First People


We acknowledge that our church gathers on the unceded land of the Wurundjeri People of the Kulin Nation. We recognise the sovereignty of Aboriginal people, who have cared for this land since creation, and pay our respects to the Wurundjeri elders past and present.

In 2009, the Uniting Church adopted a new preamble to its Constitution which reflects our remorse for past injustices and our commitment to reconciliation with Australia’s First Peoples.

“As the Uniting Church believes God guided it into union, so it believes that God is calling it to continually seek a renewal of its life as a community of First Peoples and of Second Peoples from many lands.”

At St Michael’s we seek to create opportunities for reconciliation; repenting of the ways that we benefit from past injustice, seeking to be partners in creating a nation in which Indigenous people can take their rightful place. We believe that the call to “Voice, Treaty, Truth” in the Uluru Statement from the Heart charts a way forward.

We commit to educating ourselves about The Voice and to advocating for its passage into legislation in the 2023 referendum.

In our Sunday gatherings, we begin with an Acknowledgement of Country. We mark the Sunday before 26 January as a Day of Mourning, Reconciliation Sunday and NAIDOC week.


Uluru Statement from the Heart

Uniting for the Voice – A program for the whole church

In March, Margaret Mayman & Ann Kinnear two Sunday programs ‘Uniting for the Voice ‘ for the St Michael’s congregation.
Uniting for the Voice focused on understanding the Voice as an ethical and theological issue, not a partisan political one.
These education/discussion sessions used resources from the Uniting Church and

Click here to download and read the discussion resources


National Reconciliation Week 2023 – 27 May to 3 June

This year’s National Reconciliation Week from 27 May – 3 June invites all Australians to think about practical and meaningful ways we can create a more just and reconciled Australia with the theme, Be a Voice for Generations.

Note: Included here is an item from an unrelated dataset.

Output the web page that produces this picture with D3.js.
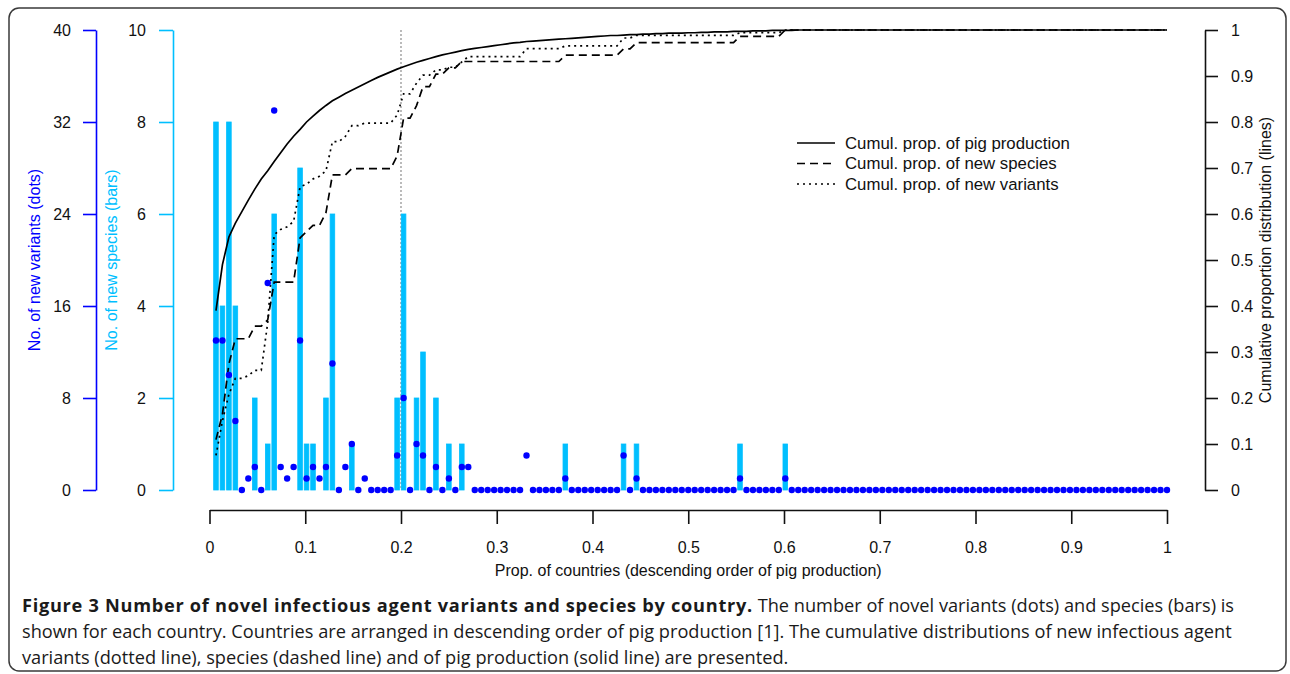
<!DOCTYPE html>
<html>
<head>
<meta charset="utf-8">
<script src="https://cdn.jsdelivr.net/npm/d3@7"></script>
<style>
  body { margin: 0; background: #fff; }
  svg text { font-family: "Liberation Sans", Arial, sans-serif; }
</style>
</head>
<body>
<svg id="chart" width="1290" height="674"></svg>
<script>
// Countries in descending order of pig production
const nCountries = 148;

// No. of new species per country (bars)
const species = [
  8, 4, 8, 4, 0, 0, 2, 0, 1, 6,
  0, 0, 0, 7, 1, 1, 0, 2, 6, 0,
  0, 1, 0, 0, 0, 0, 0, 0, 2, 6,
  0, 2, 3, 0, 2, 0, 1, 0, 1, 0,
  0, 0, 0, 0, 0, 0, 0, 0, 0, 0,
  0, 0, 0, 0, 1, 0, 0, 0, 0, 0,
  0, 0, 0, 1, 0, 1, 0, 0, 0, 0,
  0, 0, 0, 0, 0, 0, 0, 0, 0, 0,
  0, 1, 0, 0, 0, 0, 0, 0, 1, 0,
  0, 0, 0, 0, 0, 0, 0, 0, 0, 0,
  0, 0, 0, 0, 0, 0, 0, 0, 0, 0,
  0, 0, 0, 0, 0, 0, 0, 0, 0, 0,
  0, 0, 0, 0, 0, 0, 0, 0, 0, 0,
  0, 0, 0, 0, 0, 0, 0, 0, 0, 0,
  0, 0, 0, 0, 0, 0, 0, 0
];

// No. of new variants per country (dots)
const variants = [
  13, 13, 10, 6, 0, 1, 2, 0, 18, 33,
  2, 1, 2, 13, 1, 2, 1, 2, 11, 0,
  2, 4, 0, 1, 0, 0, 0, 0, 3, 8,
  0, 4, 3, 0, 2, 0, 1, 0, 2, 2,
  0, 0, 0, 0, 0, 0, 0, 0, 3, 0,
  0, 0, 0, 0, 1, 0, 0, 0, 0, 0,
  0, 0, 0, 3, 0, 1, 0, 0, 0, 0,
  0, 0, 0, 0, 0, 0, 0, 0, 0, 0,
  0, 1, 0, 0, 0, 0, 0, 0, 1, 0,
  0, 0, 0, 0, 0, 0, 0, 0, 0, 0,
  0, 0, 0, 0, 0, 0, 0, 0, 0, 0,
  0, 0, 0, 0, 0, 0, 0, 0, 0, 0,
  0, 0, 0, 0, 0, 0, 0, 0, 0, 0,
  0, 0, 0, 0, 0, 0, 0, 0, 0, 0,
  0, 0, 0, 0, 0, 0, 0, 0
];

// Cumulative proportion of pig production (solid line)
const pigCum = [
  0.39, 0.49, 0.55, 0.58, 0.605, 0.63, 0.654, 0.676, 0.694, 0.714,
  0.733, 0.752, 0.769, 0.784, 0.8, 0.813, 0.825, 0.836, 0.846, 0.854,
  0.862, 0.869, 0.876, 0.883, 0.89, 0.897, 0.903, 0.909, 0.915, 0.92,
  0.925, 0.93, 0.934, 0.938, 0.942, 0.946, 0.949, 0.952, 0.955, 0.958,
  0.96, 0.962, 0.964, 0.966, 0.968, 0.97, 0.972, 0.973, 0.975, 0.976,
  0.977, 0.978, 0.979, 0.98, 0.981, 0.982, 0.983, 0.984, 0.985, 0.986,
  0.987, 0.988, 0.988, 0.989, 0.99, 0.99, 0.991, 0.991, 0.992, 0.992,
  0.993, 0.993, 0.993, 0.994, 0.994, 0.995, 0.995, 0.996, 0.996, 0.996,
  0.997, 0.997, 0.997, 0.998, 0.998, 0.998, 0.999, 0.999, 0.999, 0.999,
  1, 1, 1, 1, 1, 1, 1, 1, 1, 1,
  1, 1, 1, 1, 1, 1, 1, 1, 1, 1,
  1, 1, 1, 1, 1, 1, 1, 1, 1, 1,
  1, 1, 1, 1, 1, 1, 1, 1, 1, 1,
  1, 1, 1, 1, 1, 1, 1, 1, 1, 1,
  1, 1, 1, 1, 1, 1, 1, 1
];

const xTicks = [0, 0.1, 0.2, 0.3, 0.4, 0.5, 0.6, 0.7, 0.8, 0.9, 1];
const variantTicks = [0, 8, 16, 24, 32, 40];
const speciesTicks = [0, 2, 4, 6, 8, 10];
const cumTicks = [0, 0.1, 0.2, 0.3, 0.4, 0.5, 0.6, 0.7, 0.8, 0.9, 1];
const markerX = 0.2;

const legendLabels = ["Cumul. prop. of pig production", "Cumul. prop. of new species", "Cumul. prop. of new variants"];
const legendDash = [null, "8,5", "2,4"];

const captionBold = "Figure 3 Number of novel infectious agent variants and species by country.";
const captionLines = [
  " The number of novel variants (dots) and species (bars) is",
  "shown for each country. Countries are arranged in descending order of pig production [1]. The cumulative distributions of new infectious agent",
  "variants (dotted line), species (dashed line) and of pig production (solid line) are presented."
];

let svg = d3.select("#chart");

let plot = {left: 209.5, right: 1167, top: 30, bottom: 490};

let x_scale = d3.scaleLinear().domain([0, 1]).range([plot.left, plot.right]);
let y_var = d3.scaleLinear().domain([0, 40]).range([plot.bottom, plot.top]);
let y_sp = d3.scaleLinear().domain([0, 10]).range([plot.bottom, plot.top]);
let y_cum = d3.scaleLinear().domain([0, 1]).range([plot.bottom, plot.top]);

// Frame
svg.append("rect")
  .attr("x", 9).attr("y", 8)
  .attr("width", 1277).attr("height", 663)
  .attr("rx", 10)
  .attr("fill", "none")
  .attr("stroke", "#3a3a3a")
  .attr("stroke-width", 1.5);

let rows = d3.range(nCountries).map(i => ({
  x: (i + 1) / nCountries,
  sp: species[i],
  va: variants[i],
  pig: pigCum[i]
}));

let spTotal = d3.sum(species), vaTotal = d3.sum(variants);
let spRun = 0, vaRun = 0;
rows.forEach(d => {
  spRun += d.sp; vaRun += d.va;
  d.spCum = spRun / spTotal;
  d.vaCum = vaRun / vaTotal;
});

function styleAxis(g, color, fontSize) {
  g.select(".domain").attr("stroke", color).attr("stroke-width", 1.6);
  g.selectAll(".tick line").attr("stroke", color).attr("stroke-width", 1.6);
  g.selectAll(".tick text").attr("fill", "#111").style("font-size", fontSize + "px")
    .style("font-family", '"Liberation Sans", Arial, sans-serif');
}

// Left axis: variants
let gVar = svg.append("g")
  .attr("transform", "translate(96,0)")
  .call(d3.axisLeft(y_var).tickValues(variantTicks).tickSize(13).tickSizeOuter(0).tickPadding(12));
styleAxis(gVar, "#0000ff", 16);

svg.append("text")
  .attr("transform", `translate(40, ${(plot.top + plot.bottom) / 2}) rotate(-90)`)
  .attr("text-anchor", "middle")
  .attr("fill", "#0000ff")
  .style("font-size", "16px")
  .text("No. of new variants (dots)");

// Second left axis: species
let gSp = svg.append("g")
  .attr("transform", "translate(173,0)")
  .call(d3.axisLeft(y_sp).tickValues(speciesTicks).tickSize(14).tickSizeOuter(0).tickPadding(13));
styleAxis(gSp, "#00bfff", 16);

svg.append("text")
  .attr("transform", `translate(117, ${(plot.top + plot.bottom) / 2}) rotate(-90)`)
  .attr("text-anchor", "middle")
  .attr("fill", "#00bfff")
  .style("font-size", "16px")
  .text("No. of new species (bars)");

// Right axis: cumulative proportion
let gCum = svg.append("g")
  .attr("transform", "translate(1205,0)")
  .call(d3.axisRight(y_cum).tickValues(cumTicks).tickSize(13).tickSizeOuter(0).tickPadding(13)
    .tickFormat(d3.format("~g")));
styleAxis(gCum, "#111", 16);

svg.append("text")
  .attr("transform", `translate(1271, ${(plot.top + plot.bottom) / 2}) rotate(-90)`)
  .attr("text-anchor", "middle")
  .attr("fill", "#111")
  .style("font-size", "16px")
  .text("Cumulative proportion distribution (lines)");

// X-axis
let gX = svg.append("g")
  .attr("transform", "translate(0,510)")
  .call(d3.axisBottom(x_scale).tickValues(xTicks).tickSize(14).tickSizeOuter(0).tickPadding(18)
    .tickFormat(d3.format("~g")));
styleAxis(gX, "#111", 16);

svg.append("text")
  .attr("x", (plot.left + plot.right) / 2)
  .attr("y", 576)
  .attr("text-anchor", "middle")
  .attr("fill", "#111")
  .style("font-size", "16px")
  .text("Prop. of countries (descending order of pig production)");

// Marker at 0.2
svg.append("line")
  .attr("x1", x_scale(markerX)).attr("x2", x_scale(markerX))
  .attr("y1", plot.top).attr("y2", plot.bottom)
  .attr("stroke", "#aaaaaa")
  .attr("stroke-width", 1.6)
  .attr("stroke-dasharray", "2,2");

// Bars
svg.selectAll(".bar")
  .data(rows)
  .join("rect")
  .attr("class", "bar")
  .attr("x", d => x_scale(d.x) - 2.3)
  .attr("width", 4.6)
  .attr("y", d => y_sp(d.sp))
  .attr("height", d => y_sp(0) - y_sp(d.sp))
  .attr("fill", "#00bfff")
  .attr("stroke", "#00bfff")
  .attr("stroke-width", 0.8);

// Lines
let lineSeries = [
  {key: "pig", dash: null},
  {key: "spCum", dash: "8,5"},
  {key: "vaCum", dash: "2,4"}
];

svg.selectAll(".cum-line")
  .data(lineSeries)
  .join("path")
  .attr("class", "cum-line")
  .attr("d", s => d3.line().x(d => x_scale(d.x)).y(d => y_cum(d[s.key]))(rows))
  .attr("fill", "none")
  .attr("stroke", "#000")
  .attr("stroke-width", 1.7)
  .attr("stroke-dasharray", s => s.dash);

// Dots
svg.selectAll(".dot")
  .data(rows)
  .join("circle")
  .attr("class", "dot")
  .attr("cx", d => x_scale(d.x))
  .attr("cy", d => y_var(d.va))
  .attr("r", 3.2)
  .attr("fill", "#0000ff");

// Legend
let legend = svg.selectAll(".legend")
  .data(legendLabels)
  .join("g")
  .attr("class", "legend")
  .attr("transform", (d, i) => `translate(797, ${143 + i * 20.5})`);

legend.append("line")
  .attr("x1", 0).attr("x2", 38)
  .attr("stroke", "#000")
  .attr("stroke-width", 1.7)
  .attr("stroke-dasharray", (d, i) => legendDash[i]);

legend.append("text")
  .attr("x", 48)
  .attr("dy", "0.35em")
  .attr("fill", "#111")
  .style("font-size", "16.8px")
  .text(d => d);

// Caption
let caption = svg.append("text")
  .attr("fill", "#1a1a1a")
  .style("font-family", '"Open Sans", sans-serif')
  .style("font-size", "18.2px");

let line1 = caption.append("tspan").attr("x", 22).attr("y", 612);
let boldPart = line1.append("tspan").style("font-weight", "bold").text(captionBold);
let restPart = line1.append("tspan").text(captionLines[0]);

caption.append("tspan").attr("x", 22).attr("y", 638).text(captionLines[1]);
caption.append("tspan").attr("x", 22).attr("y", 664).text(captionLines[2]);

// first line runs to the same right edge as the second
let boldLen = boldPart.node().getComputedTextLength();
let restLen = restPart.node().getComputedTextLength();
let extra = Math.max(0, 1212 - restLen - boldLen) / captionBold.length;
boldPart.style("letter-spacing", extra + "px");
</script>
</body>
</html>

“Act today for a reconciled tomorrow”

National Sorry Day, 26 May

National Sorry Day recalls the mistreatment of Aboriginal and Torres Strait Islander people who were forcibly removed from their families and communities. It is a day to acknowledge the strength of Stolen Generations survivors and to reflect on how we can all play a part in the healing process – for people and for our nation.

The Uniting Church in Australia has provided a video resource, Nungalinya College Art and Faith teacher Uncle Jo Cuttabut speaks to his artwork titled “Reconciliation”. Uncle Jo was inspired to do this artwork after former Queensland Premier Peter Beattie gave an apology for the forced removal of Aboriginal and Torres Strait Islander people in Queensland on 26 May, 1999. In the absence of a national apology, Uncle Jo, through his artwork, sought spiritual intervention and the leading of the Holy Spirit. Nine years later, a National Apology was given in 2008 by then Prime Minister Kevin Rudd. Uncle Jo was a member of the advisory group that helped form the words of the Apology and with other members of the Stolen Generation formed a Tent Parliament for when the Apology took place. Acknowledging the long road still to walk, Uncle Jo refers to the Apology as a stepping stone in the road as we heal as a nation. He has the Apology recorded on video and re-watches it like a home movie every now and then.